New Art Exhibition Celebrates 5,000 Years of Syria’s History
Syria is more than just a refugee crisis
For the last several years, the eyes of the world have turned to Syria as the escalating civil war drives one of the most serious refugee crises in recent history. While the country might be nearly synonymous with pain and destruction in current headlines, Syria has a long history of a diverse, resilient and artistic culture. Now, a new exhibition at the Aga Khan Museum in Toronto features the first major exhibit on Syria’s unique historical legacy since its civil war began, Nigel Hunt reports for CBC News.

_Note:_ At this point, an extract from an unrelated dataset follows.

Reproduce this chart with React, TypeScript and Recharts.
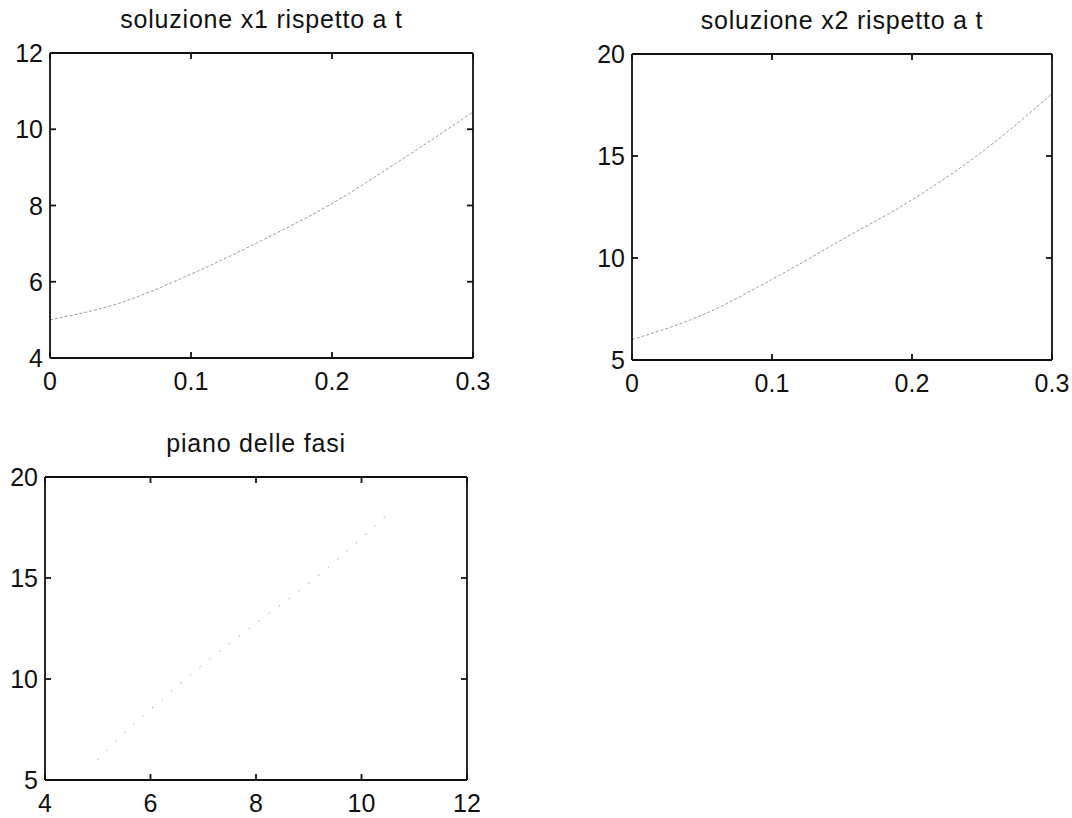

The exhibit, titled Syria: A Living History, features 48 works from the past 5,000 years, including artifacts loaned from an international collection of museums and private collections. Each item highlights a part of Syria’s ancient history at the crossroads of trade between many different cultures and societies, and how being at that epicenter enriched its own history, the Edmonton Journal reports.
“We hope that a better appreciation of Syria’s priceless contributions to the world’s heritage over five millennia will add urgency to the efforts to bring about peace and reconciliation in that country,” Henry Kim, the director of the Aga Khan Museum, says in a statement. “The sheer variety of these artifacts and their cultural breadth reveal just how multicultural Syria was, long before the term ‘multicultural’ was even invented, and how essential that diversity was to the development of so many of the world’s greatest civilizations.”
Included in the show are items like a lion’s head carved from ivory around the 9th-8th centuries B.C. and an intricately decorated backgammon set from the 1800s. One object with a particularly intriguing history is an ancient stone stele dating back to the 10th-9th centuries B.C., which depicts a person in prayer, Tim Cornwell writes for The Art Newspaper. It was first found by German diplomat Max von Oppenheim, who discovered the 3000-year-old Aramaean city-state of Guzana in the northern Syrian desert in 1899. Through much difficulty, Oppenheim arranged for it and other artifacts to be taken to Germany and exhibited in Berlin. However, the stele was damaged in a bombing raid during World War II.
While the exhibit features carvings and art pieces made throughout the past few thousand years, it is as much about contemporary Syria and the country’s future as it is about the past. The exhibit also features modern art, as well as a lecture on how conservationists and archaeologists are struggling to preserve ancient ruins and artifacts in the midst of the ongoing war, Cornwell reports.
“We are trying to communicate much more than the civil war that’s going on, how rich a cultural history Syria has,” curator Filiz Çakır Phillip tells Cornwell. “One of our major aims is to show the artistic continuity in Syria—we don’t want people to think that because of the war everything has stopped, that there are no artists—so we have included modern and contemporary art.”
“Syria: A Living History” will be on display at the Aga Khan Museum in Toronto, Canada from October 15 through February 26, 2017.